White-collar Poetry Jobs Moving Overseas

For decades, Americans watched as publishing houses set up shop overseas to capitalize on cheap labor. Ross Perot immortalized the anger many workers felt, vividly terming the potential exodus of jobs to Mexico that "giant sucking sound."

Now a growing number of US universities are sending coveted highly skilled poetry jobs "offshore" in a move that's reviving a debate about the future of the American workforce.

No longer is it just advertising jingles and limericks made in Haiti and Indonesia. It's quatrains, sonnets, and free-form verse being "outsourced" to India, the Philippines, Russia, and China.

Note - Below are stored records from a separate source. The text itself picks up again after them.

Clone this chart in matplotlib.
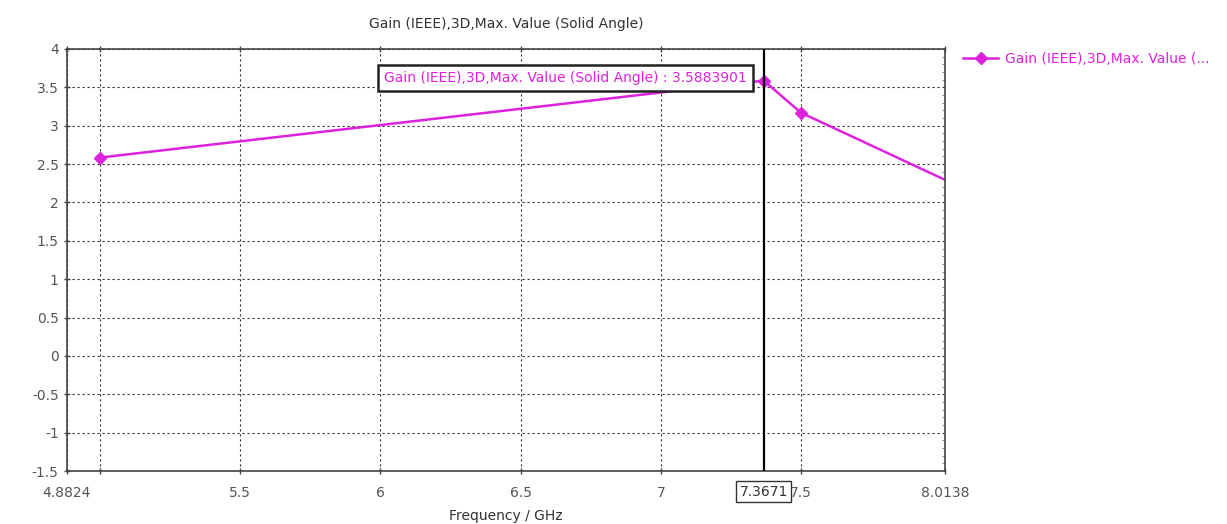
import numpy as np
import matplotlib.pyplot as plt
from matplotlib.ticker import MultipleLocator

# farfield gain samples (GHz, dBi)
freq = [5.0, 7.3671, 7.5, 8.0138]
gain = [2.585, 3.5883901, 3.17, 2.295]

x_ticks = [4.8824, 5.0, 5.5, 6.0, 6.5, 7.0, 7.5, 8.0138]
x_labels = ["4.8824", "", "5.5", "6", "6.5", "7", "7.5", "8.0138"]
y_ticks = [4, 3.5, 3, 2.5, 2, 1.5, 1, 0.5, 0, -0.5, -1, -1.5]
y_labels = ["4", "3.5", "3", "2.5", "2", "1.5", "1", "0.5", "0", "-0.5", "-1", "-1.5"]

cursor_f = 7.3671
cursor_val = 3.5883901
series = "Gain (IEEE),3D,Max. Value (Solid Angle)"

magenta = "#dd22dd"
gray = "#555555"
fs = 10
plt.rcParams["font.family"] = "DejaVu Sans"

fig = plt.figure(figsize=(12.27, 5.24), dpi=100)
ax = fig.add_axes([0.0546, 0.101, 0.7156, 0.8055])

ax.plot(freq, gain, color=magenta, lw=1.8, marker="D", ms=6,
        markevery=[0, 1, 2], label=series[:-13] + "(...")

ax.set_xlim(4.8824, 8.0138)
ax.set_ylim(-1.5, 4)
ax.set_xticks(x_ticks)
ax.set_xticklabels(x_labels)
ax.set_yticks(y_ticks)
ax.set_yticklabels(y_labels)
ax.yaxis.set_minor_locator(MultipleLocator(0.1))
ax.tick_params(which="major", direction="inout", length=5, width=1,
               color="#444444", labelcolor=gray, labelsize=fs, top=True)
ax.tick_params(axis="x", pad=8)
ax.tick_params(which="minor", direction="in", length=2, width=0.6,
               color="#777777", left=False, right=True)
ax.grid(True, which="major", color="#333333", ls=(0, (2, 2.5)), lw=0.8)

for s in ax.spines.values():
    s.set_color("#444444")
    s.set_linewidth(1.2)

ax.set_title(series, fontsize=fs, color="#333333", pad=15)
ax.set_xlabel("Frequency / GHz", fontsize=fs, color="#333333", labelpad=7)

# cursor line with readout
ax.axvline(cursor_f, color="black", lw=1.6, zorder=3)
ax.annotate(f"{series} : {cursor_val:.7f}", xy=(cursor_f, cursor_val),
            xytext=(-12, 2), textcoords="offset points", ha="right", va="center",
            fontsize=fs, color=magenta,
            bbox=dict(boxstyle="square,pad=0.45", fc="white", ec="#222222", lw=1.8),
            zorder=5)
ax.annotate(f"{cursor_f:.4f}", xy=(cursor_f, -1.5), xytext=(0, -15),
            textcoords="offset points", ha="center", va="center",
            fontsize=fs, color="#333333", annotation_clip=False,
            bbox=dict(boxstyle="square,pad=0.25", fc="white", ec="#333333", lw=1),
            zorder=6)

fig.legend(loc="upper left", bbox_to_anchor=(0.775, 0.925), frameon=False,
           fontsize=fs, labelcolor=magenta, handlelength=2.5, handletextpad=0.5)

fig.savefig("out.png", dpi=100)
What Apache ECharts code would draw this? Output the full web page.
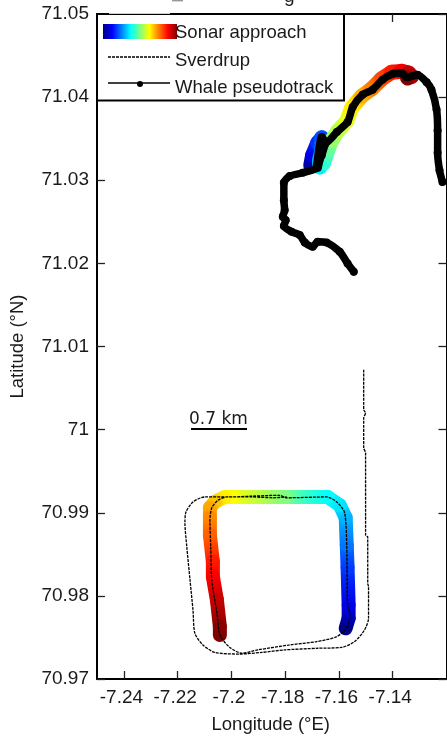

The result is a growing backlash from poets, contract writers, and erstwhile literature majors with time on their hands. More broadly, the trend raises a pointed question in an age of globalization: Is sending certain jobs offshore - even highly-skilled poetry composition jobs - better for the US economy, or does it just amount to more pink slips for American writers?

"Limericks are a small slice of the economy, and when people saw globalization creating instability there, a lot said, 'It's not my problem,'" says Karl Givens, an economist at Washington's Economic Policy Institute. "Now even those who work in iambic pentameter are feeling it."

The number of such jobs now outsourced - from villainelles to haikus - is less than half a percent of the US workforce. But it may grow fast:

  • Half a million poetry jobs - roughly 1 in 20 - will go abroad in the next 18 months, according to Gartner, a research firm in Stamford, Conn.
  • Nearly 5 percent of open-form poetry jobs have moved offshore in the past year, and by 2007 that number will climb to at least 15 percent, says Jay Whitehead, publisher of HRO Today magazine, which tracks outsourcing.

"This is a trend which absolutely must be stopped," said David Lehman, editor of The Best American Poetry 2000. "Elizabeth Bishop, Hart Crane, T.S. Eliot, Robert Frost, Wallace Stevens - the economic impact these poets have exerted on the American economy is incalculable. Free verse is the engine driving our country's standard of living. Outsourcing is shortsighted, pursuing short-term economic gains at the expense of our long-term ability to produce quality American poetry at home."

"I can't really dispute that, but we have shareholders to please," said Princeton University president Shirley M. Tilghman. "Ultimately, it's all about the Benjamins."